次に、控訴人らは、六・一五決議のうち被控訴人所有地を一括売却する旨の決議の不存在確認を求めているが、前述したように、決議の不存在確認の訴えは、当該決議が存在することによつて損害の生じるおそれがある場合、あるいは当該決議の不存在を前提とする現在の法律関係に関する訴えによつて目的を達することができないなどの特別の事情がある場合でなければ許されないものであるところ、前記認定事実によれば、被控訴人は右決議に係る土地を既にアンプロジェクトサプライに譲渡し、さらにその転売先である訴外協和建業協同組合に対し被控訴人から直接所有権移転登記が経由されていることが認められ、かかる場合には、特別の事情のない限り右決議の不存在確認を求める法律上の利益がないというべきである(本件全証拠によるも、控訴人らが右不存在確認を求めるにつき法律上の利益を有するものと認めるに足りる事情を認めることができない。)。

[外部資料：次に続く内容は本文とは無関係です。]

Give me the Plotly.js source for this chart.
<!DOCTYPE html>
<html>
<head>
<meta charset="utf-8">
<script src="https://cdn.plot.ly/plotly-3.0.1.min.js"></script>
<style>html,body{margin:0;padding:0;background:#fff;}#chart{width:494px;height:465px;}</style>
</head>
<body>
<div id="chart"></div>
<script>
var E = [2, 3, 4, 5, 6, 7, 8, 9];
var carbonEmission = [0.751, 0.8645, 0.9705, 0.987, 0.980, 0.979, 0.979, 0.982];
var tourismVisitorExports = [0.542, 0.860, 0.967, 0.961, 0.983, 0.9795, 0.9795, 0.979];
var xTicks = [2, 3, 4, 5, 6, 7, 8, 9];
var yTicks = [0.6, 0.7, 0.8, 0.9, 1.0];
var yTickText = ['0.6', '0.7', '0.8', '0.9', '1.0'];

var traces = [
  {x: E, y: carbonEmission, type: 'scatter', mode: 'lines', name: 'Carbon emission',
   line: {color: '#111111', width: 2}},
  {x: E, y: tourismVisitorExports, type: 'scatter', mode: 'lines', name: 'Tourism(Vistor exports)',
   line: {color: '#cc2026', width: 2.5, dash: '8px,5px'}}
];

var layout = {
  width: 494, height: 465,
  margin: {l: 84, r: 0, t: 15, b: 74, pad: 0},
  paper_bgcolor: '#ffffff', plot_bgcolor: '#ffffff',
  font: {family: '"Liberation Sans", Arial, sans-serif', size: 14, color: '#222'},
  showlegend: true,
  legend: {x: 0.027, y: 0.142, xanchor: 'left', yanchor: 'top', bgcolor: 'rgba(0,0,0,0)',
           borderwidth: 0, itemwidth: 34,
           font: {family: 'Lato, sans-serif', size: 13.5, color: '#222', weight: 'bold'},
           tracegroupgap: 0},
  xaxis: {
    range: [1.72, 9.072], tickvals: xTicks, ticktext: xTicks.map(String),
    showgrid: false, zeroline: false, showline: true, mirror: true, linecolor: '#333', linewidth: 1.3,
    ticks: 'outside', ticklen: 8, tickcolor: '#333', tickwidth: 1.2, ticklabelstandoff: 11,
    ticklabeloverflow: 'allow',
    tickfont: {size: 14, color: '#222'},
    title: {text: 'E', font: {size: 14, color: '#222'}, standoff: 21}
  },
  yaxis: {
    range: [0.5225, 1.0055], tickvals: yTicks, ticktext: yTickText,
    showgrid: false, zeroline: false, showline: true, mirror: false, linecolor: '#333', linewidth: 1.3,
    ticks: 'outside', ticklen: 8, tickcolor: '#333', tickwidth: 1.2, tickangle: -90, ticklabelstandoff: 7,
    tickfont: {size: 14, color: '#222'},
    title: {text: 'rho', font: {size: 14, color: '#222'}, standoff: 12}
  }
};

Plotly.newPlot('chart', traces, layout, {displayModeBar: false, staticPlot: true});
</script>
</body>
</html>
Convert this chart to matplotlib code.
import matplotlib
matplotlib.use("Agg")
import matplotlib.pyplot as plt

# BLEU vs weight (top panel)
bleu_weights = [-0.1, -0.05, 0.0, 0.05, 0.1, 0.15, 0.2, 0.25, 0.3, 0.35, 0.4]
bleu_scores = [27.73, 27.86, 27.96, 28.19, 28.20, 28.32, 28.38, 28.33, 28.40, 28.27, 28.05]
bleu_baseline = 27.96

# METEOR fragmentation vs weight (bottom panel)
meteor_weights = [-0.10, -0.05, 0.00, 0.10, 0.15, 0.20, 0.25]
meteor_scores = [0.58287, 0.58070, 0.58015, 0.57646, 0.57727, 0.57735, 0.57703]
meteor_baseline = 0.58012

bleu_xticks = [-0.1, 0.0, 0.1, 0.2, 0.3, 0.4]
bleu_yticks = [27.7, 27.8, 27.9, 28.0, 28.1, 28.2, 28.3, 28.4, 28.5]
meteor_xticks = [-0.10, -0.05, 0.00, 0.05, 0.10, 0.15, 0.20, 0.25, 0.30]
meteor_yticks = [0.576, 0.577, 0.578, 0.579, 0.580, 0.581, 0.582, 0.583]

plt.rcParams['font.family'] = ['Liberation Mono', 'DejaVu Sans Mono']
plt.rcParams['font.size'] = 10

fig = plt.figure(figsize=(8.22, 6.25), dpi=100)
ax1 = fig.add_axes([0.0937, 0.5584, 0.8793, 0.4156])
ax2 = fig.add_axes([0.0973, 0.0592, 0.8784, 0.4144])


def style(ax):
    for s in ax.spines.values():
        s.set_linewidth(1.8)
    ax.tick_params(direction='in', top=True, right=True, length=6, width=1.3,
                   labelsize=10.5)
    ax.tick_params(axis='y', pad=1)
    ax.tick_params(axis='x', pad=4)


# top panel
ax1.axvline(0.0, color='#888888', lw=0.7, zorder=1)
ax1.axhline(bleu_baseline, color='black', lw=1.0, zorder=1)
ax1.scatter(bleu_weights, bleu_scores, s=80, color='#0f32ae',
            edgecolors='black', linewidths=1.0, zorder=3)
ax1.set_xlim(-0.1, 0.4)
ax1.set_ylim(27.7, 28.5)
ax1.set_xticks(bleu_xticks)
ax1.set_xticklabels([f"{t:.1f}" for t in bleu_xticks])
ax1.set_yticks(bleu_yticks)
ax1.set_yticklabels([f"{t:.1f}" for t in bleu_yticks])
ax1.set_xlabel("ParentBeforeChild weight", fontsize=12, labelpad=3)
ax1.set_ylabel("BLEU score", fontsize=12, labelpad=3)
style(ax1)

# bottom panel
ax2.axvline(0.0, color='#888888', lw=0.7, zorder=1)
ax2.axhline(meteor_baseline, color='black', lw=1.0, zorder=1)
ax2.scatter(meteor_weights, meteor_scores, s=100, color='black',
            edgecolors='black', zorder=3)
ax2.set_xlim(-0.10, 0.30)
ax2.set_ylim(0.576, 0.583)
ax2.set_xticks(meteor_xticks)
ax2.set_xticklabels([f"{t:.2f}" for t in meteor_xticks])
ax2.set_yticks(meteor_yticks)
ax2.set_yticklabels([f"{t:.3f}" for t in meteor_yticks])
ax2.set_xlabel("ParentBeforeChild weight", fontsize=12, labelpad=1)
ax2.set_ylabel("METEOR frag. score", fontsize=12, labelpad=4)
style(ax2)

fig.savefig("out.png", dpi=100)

以上によれば、控訴人らの本件訴えのうち、五・一〇決議、三・二五決議並びに六・一五決議のうち中田裕を取締役に選任する旨及び被控訴会社の所有地を一括売却する旨の決議の各不存在確認を求める訴えはいずれも不適法であるから、これを却下すべきであり、六・一五決議のうち被控訴会社が発行する株式の総数を一六万株とする旨及び教習所を他に移転する旨(控訴の趣旨は明確ではないが、前掲甲第一七号証の二によれば教習所を他に移転するとの趣旨であることが明らかである。)の決議の不存在確認を求める部分は理由がないから、これを棄却すべきである。
したがつて、原判決は右結論と異なる限度で失当であるから、控訴人らの利益のため、原判決を本判決主文のとおり変更することとし、訴訟費用の負担について民事訴訟法九六条、八九条、九三条を適用して主文のとおり判決する。